(Short problem):
Retype, exactly as they stand, the lines from the start of the data to the line that contains "const cmdYawValues = [1, 1, 0, 0];", both ends included. Leave the pictures out.
▬▬▬
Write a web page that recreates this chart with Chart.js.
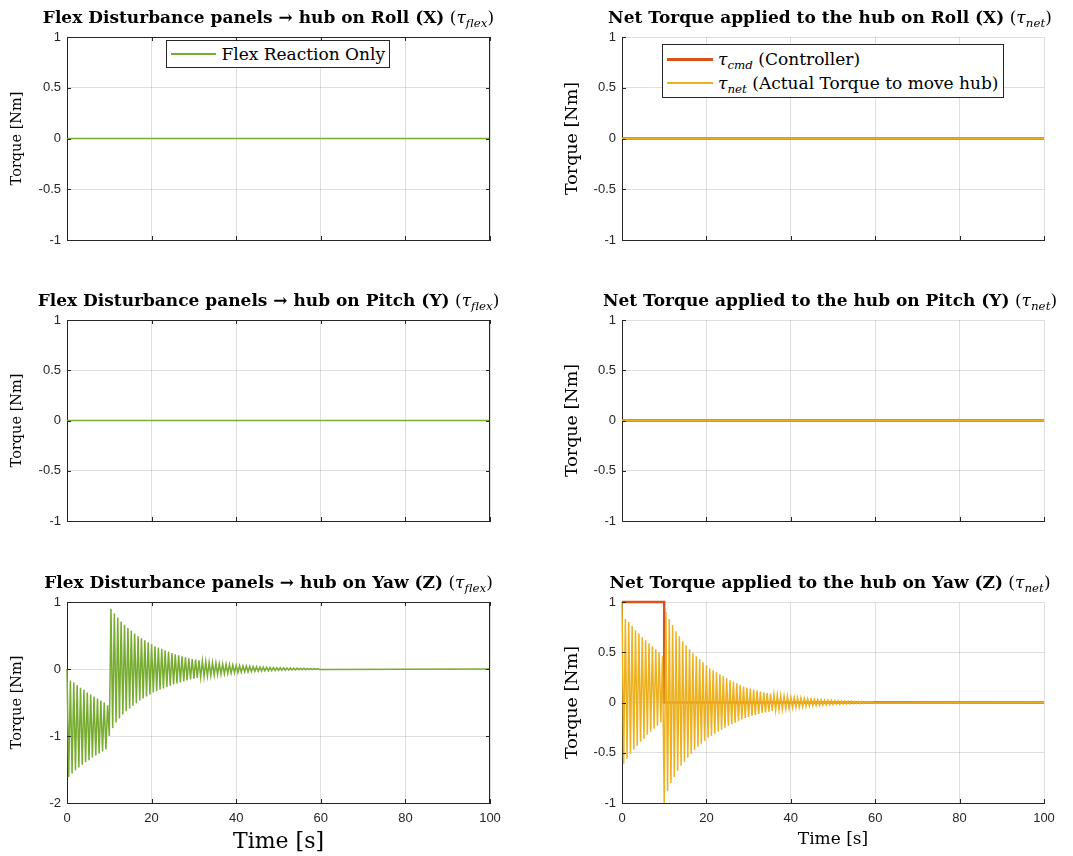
<!DOCTYPE html>
<html>
<head>
<meta charset="utf-8">
<script src="https://cdn.jsdelivr.net/npm/chart.js@4.4.0/dist/chart.umd.min.js"></script>
<style>
  html, body { margin: 0; padding: 0; background: #fff; }
  #fig { position: relative; width: 1073px; height: 856px; overflow: hidden; background: #fff; }
  #fig canvas { position: absolute; }
  .ttl { position: absolute; font-family: 'DejaVu Serif', serif; font-size: 17px; color: #000; white-space: nowrap; transform: translateX(-50%); line-height: 20px; }
  .ttl b { font-weight: bold; }
  sub { font-size: 70%; vertical-align: -0.35em; line-height: 0; }
  .leg { position: absolute; box-sizing: border-box; background: #fff; border: 1px solid #262626; font-family: 'DejaVu Serif', serif; font-size: 17px; color: #000; padding: 0 4px; }
  .leg .row { display: flex; align-items: center; height: 24px; white-space: nowrap; }
  .leg .sw { display: inline-block; width: 46px; margin-right: 5px; height: 0; }
</style>
</head>
<body>
<div id="fig"></div>
<script>
// ---- data ----
const xTicks = [0, 20, 40, 60, 80, 100];
const yTicksUnit = [-1, -0.5, 0, 0.5, 1];
const yTicksFlexYaw = [-2, -1, 0, 1];

// roll / pitch: everything stays at zero
const zeroTimes = [0, 100];
const zeroValues = [0, 0];

// commanded yaw torque: full 1 Nm until the switch at t = 10 s
const cmdYawTimes = [0, 10, 10, 100];
const cmdYawValues = [1, 1, 0, 0];

// flex reaction on yaw, one sample per half swing (0.4 s), t = 0 .. 10 s
const halfSwing = 0.4;
const flexYawBefore = [
  0, -1.61, -0.17, -1.56, -0.20, -1.51, -0.24, -1.47, -0.28, -1.43,
  -0.31, -1.39, -0.35, -1.36, -0.38, -1.32, -0.41, -1.29, -0.44, -1.26,
  -0.47, -1.23, -0.50, -1.20, -0.54, -1.00
];
// after the switch: swing tops (t = 10.4 + 0.8k) and bottoms (t = 10.8 + 0.8k)
const flexYawTops = [
  0.90, 0.83, 0.77, 0.71, 0.66, 0.61, 0.57, 0.53, 0.49, 0.46,
  0.43, 0.40, 0.37, 0.34, 0.32, 0.30, 0.28, 0.26, 0.24, 0.22,
  0.205, 0.19, 0.175, 0.16, 0.15, 0.14, 0.13, 0.12, 0.11, 0.10,
  0.095, 0.09, 0.08, 0.075, 0.07, 0.065, 0.06, 0.055, 0.05, 0.047,
  0.044, 0.04, 0.037, 0.034, 0.031, 0.029, 0.027, 0.025, 0.023, 0.021,
  0.019, 0.018, 0.016, 0.015, 0.014, 0.013, 0.012, 0.011, 0.01, 0.009,
  0.008, 0.007
];
const flexYawBottoms = [
  -0.88, -0.80, -0.74, -0.68, -0.63, -0.59, -0.55, -0.51, -0.47, -0.44,
  -0.41, -0.38, -0.35, -0.33, -0.31, -0.29, -0.27, -0.25, -0.23, -0.215,
  -0.20, -0.185, -0.17, -0.155, -0.145, -0.135, -0.125, -0.115, -0.105, -0.098,
  -0.092, -0.085, -0.078, -0.072, -0.067, -0.062, -0.057, -0.052, -0.048, -0.045,
  -0.042, -0.039, -0.035, -0.032, -0.03, -0.028, -0.026, -0.024, -0.022, -0.02,
  -0.018, -0.017, -0.015, -0.014, -0.013, -0.012, -0.011, -0.01, -0.009, -0.008,
  -0.007, -0.006
];

// ---- build point lists ----
function pairs(xs, ys) {
  return xs.map((x, i) => ({ x: x, y: ys[i] }));
}

let flexYaw = [];
flexYawBefore.forEach((v, i) => flexYaw.push({ x: i * halfSwing, y: v }));
let tAfter = flexYawBefore.length * halfSwing;
flexYawTops.forEach((v, k) => {
  flexYaw.push({ x: tAfter + 2 * k * halfSwing, y: v });
  flexYaw.push({ x: tAfter + (2 * k + 1) * halfSwing, y: flexYawBottoms[k] });
});
flexYaw.push({ x: 100, y: 0 });

// tau_net = tau_cmd + tau_flex
function cmdAt(t) {
  let v = cmdYawValues[0];
  cmdYawTimes.forEach((ct, i) => { if (ct <= t) v = cmdYawValues[i]; });
  return v;
}
const netYaw = flexYaw.map(p => ({ x: p.x, y: p.y + cmdAt(p.x) }));

// ---- styles ----
const GREEN = '#77AC30';
const RED = '#D95319';
const YELLOW = '#EDB120';
const AXIS = '#262626';
const GRID = 'rgba(38,38,38,0.15)';
const SERIF = "'DejaVu Serif', serif";
const SANS = "'Liberation Sans', Arial, sans-serif";
const Y_W = 60, PAD_TOP = 8, PAD_RIGHT = 14;

// MATLAB-ish inward ticks and the box on the left panels
const axesDeco = {
  id: 'axesDeco',
  afterDraw(chart, args, opts) {
    const { ctx, chartArea: a, scales } = chart;
    const x = scales.x, y = scales.y;
    const len = 4;
    ctx.save();
    ctx.strokeStyle = AXIS;
    ctx.lineWidth = 1;
    ctx.beginPath();
    x.ticks.forEach(t => {
      const px = Math.round(x.getPixelForValue(t.value)) + 0.5;
      ctx.moveTo(px, a.bottom); ctx.lineTo(px, a.bottom - len);
      if (opts.box) { ctx.moveTo(px, a.top); ctx.lineTo(px, a.top + len); }
    });
    y.ticks.forEach(t => {
      const py = Math.round(y.getPixelForValue(t.value)) + 0.5;
      ctx.moveTo(a.left, py); ctx.lineTo(a.left + len, py);
      if (opts.box) { ctx.moveTo(a.right, py); ctx.lineTo(a.right - len, py); }
    });
    if (opts.box) {
      const t = Math.round(a.top) + 0.5, r = Math.round(a.right) - 0.5;
      ctx.moveTo(a.left, t); ctx.lineTo(a.right, t);
      ctx.moveTo(r, a.top); ctx.lineTo(r, a.bottom);
    }
    ctx.stroke();
    ctx.restore();
  }
};

const fig = document.getElementById('fig');

function makePanel(p) {
  const canvas = document.createElement('canvas');
  const w = Y_W + (p.right - p.left) + PAD_RIGHT;
  const h = PAD_TOP + (p.bottom - p.top) + p.xAxisH;
  canvas.width = w;
  canvas.height = h;
  canvas.style.left = (p.left - Y_W) + 'px';
  canvas.style.top = (p.top - PAD_TOP) + 'px';
  canvas.style.width = w + 'px';
  canvas.style.height = h + 'px';
  fig.appendChild(canvas);

  new Chart(canvas, {
    type: 'line',
    data: { datasets: p.datasets },
    options: {
      responsive: false,
      animation: false,
      events: [],
      layout: { padding: { top: PAD_TOP, right: PAD_RIGHT, left: 0, bottom: 0 } },
      elements: { point: { radius: 0 }, line: { tension: 0 } },
      plugins: { legend: { display: false }, tooltip: { enabled: false }, axesDeco: { box: p.box } },
      scales: {
        x: {
          type: 'linear', min: 0, max: 100,
          afterFit: s => { s.height = p.xAxisH; s.paddingLeft = 0; s.paddingRight = 0; },
          afterBuildTicks: s => { s.ticks = xTicks.map(v => ({ value: v })); },
          ticks: { display: p.showX, padding: 8, color: AXIS, font: { family: SANS, size: 13 }, maxRotation: 0 },
          grid: { color: GRID, drawTicks: false },
          border: { color: AXIS },
          title: { display: p.showX, text: 'Time [s]', color: '#000', padding: 0, font: { family: SERIF, size: p.xTitleSize } }
        },
        y: {
          type: 'linear', min: p.yTicks[0], max: p.yTicks[p.yTicks.length - 1],
          afterFit: s => { s.width = Y_W; s.paddingTop = 0; s.paddingBottom = 0; },
          afterBuildTicks: s => { s.ticks = p.yTicks.map(v => ({ value: v })); },
          ticks: { padding: 6, color: AXIS, font: { family: SANS, size: 13 }, callback: v => String(v) },
          grid: { color: GRID, drawTicks: false },
          border: { color: AXIS },
          title: { display: true, text: 'Torque [Nm]', color: '#000', padding: { top: p.yTitlePad, bottom: 0 }, font: { family: SERIF, size: p.yTitleSize } }
        }
      }
    },
    plugins: [axesDeco]
  });

  const ttl = document.createElement('div');
  ttl.className = 'ttl';
  ttl.style.left = ((p.left + p.right) / 2 + p.titleShift) + 'px';
  ttl.style.top = (p.top - 30) + 'px';
  ttl.innerHTML = p.title;
  fig.appendChild(ttl);
}

function flexSet(points) {
  return [{ data: points, borderColor: GREEN, borderWidth: 1.5, clip: 3 }];
}
function netSet(cmdPoints, netPoints) {
  return [
    { data: netPoints, borderColor: YELLOW, borderWidth: 1.5, order: 1, clip: 3 },
    { data: cmdPoints, borderColor: RED, borderWidth: 2.5, order: 2, clip: 3 }
  ];
}

const flexTitle = axis => '<b>Flex Disturbance panels \u2192 hub on ' + axis + '</b> (<i>\u03c4<sub>flex</sub></i>)';
const netTitle = axis => '<b>Net Torque applied to the hub on ' + axis + '</b> (<i>\u03c4<sub>net</sub></i>)';

const zeroLine = pairs(zeroTimes, zeroValues);
const cmdYaw = pairs(cmdYawTimes, cmdYawValues);

const rows = [
  { top: 37, bottom: 240, axis: 'Roll (X)' },
  { top: 320, bottom: 521, axis: 'Pitch (Y)' },
  { top: 602, bottom: 803, axis: 'Yaw (Z)' }
];

rows.forEach((r, i) => {
  const last = i === rows.length - 1;
  makePanel({
    left: 67, right: 490, top: r.top, bottom: r.bottom,
    xAxisH: last ? 52 : 4, showX: last, xTitleSize: 22,
    yTitleSize: 14.5, yTitlePad: 2, box: true,
    yTicks: last ? yTicksFlexYaw : yTicksUnit,
    datasets: flexSet(last ? flexYaw : zeroLine),
    title: flexTitle(r.axis), titleShift: -10
  });
  makePanel({
    left: 622, right: 1044, top: r.top, bottom: r.bottom,
    xAxisH: last ? 47 : 4, showX: last, xTitleSize: 17,
    yTitleSize: 17.5, yTitlePad: 0, box: false,
    yTicks: yTicksUnit,
    datasets: last ? netSet(cmdYaw, netYaw) : netSet(zeroLine, zeroLine),
    title: netTitle(r.axis), titleShift: -3
  });
});

// legends (boxed, inside the top panels)
function legend(x, y, w, h, items) {
  const box = document.createElement('div');
  box.className = 'leg';
  box.style.left = x + 'px';
  box.style.top = y + 'px';
  box.style.width = w + 'px';
  box.style.height = h + 'px';
  box.style.paddingTop = ((h - 2 - items.length * 24) / 2) + 'px';
  box.innerHTML = items.map(it =>
    '<div class="row"><span class="sw" style="border-top:' + it.width + 'px solid ' + it.color + '"></span>' + it.label + '</div>'
  ).join('');
  fig.appendChild(box);
}
legend(166, 40, 224, 28, [{ color: GREEN, width: 2, label: 'Flex Reaction Only' }]);
legend(662, 44, 342, 54, [
  { color: RED, width: 3, label: '<i>\u03c4<sub>cmd</sub></i>&nbsp;(Controller)' },
  { color: YELLOW, width: 2, label: '<i>\u03c4<sub>net</sub></i>&nbsp;(Actual Torque to move hub)' }
]);
</script>
</body>
</html>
▬▬▬
(Response below):
Write a web page that recreates this chart with Chart.js.
<!DOCTYPE html>
<html>
<head>
<meta charset="utf-8">
<script src="https://cdn.jsdelivr.net/npm/chart.js@4.4.0/dist/chart.umd.min.js"></script>
<style>
  html, body { margin: 0; padding: 0; background: #fff; }
  #fig { position: relative; width: 1073px; height: 856px; overflow: hidden; background: #fff; }
  #fig canvas { position: absolute; }
  .ttl { position: absolute; font-family: 'DejaVu Serif', serif; font-size: 17px; color: #000; white-space: nowrap; transform: translateX(-50%); line-height: 20px; }
  .ttl b { font-weight: bold; }
  sub { font-size: 70%; vertical-align: -0.35em; line-height: 0; }
  .leg { position: absolute; box-sizing: border-box; background: #fff; border: 1px solid #262626; font-family: 'DejaVu Serif', serif; font-size: 17px; color: #000; padding: 0 4px; }
  .leg .row { display: flex; align-items: center; height: 24px; white-space: nowrap; }
  .leg .sw { display: inline-block; width: 46px; margin-right: 5px; height: 0; }
</style>
</head>
<body>
<div id="fig"></div>
<script>
// ---- data ----
const xTicks = [0, 20, 40, 60, 80, 100];
const yTicksUnit = [-1, -0.5, 0, 0.5, 1];
const yTicksFlexYaw = [-2, -1, 0, 1];

// roll / pitch: everything stays at zero
const zeroTimes = [0, 100];
const zeroValues = [0, 0];

// commanded yaw torque: full 1 Nm until the switch at t = 10 s
const cmdYawTimes = [0, 10, 10, 100];
const cmdYawValues = [1, 1, 0, 0];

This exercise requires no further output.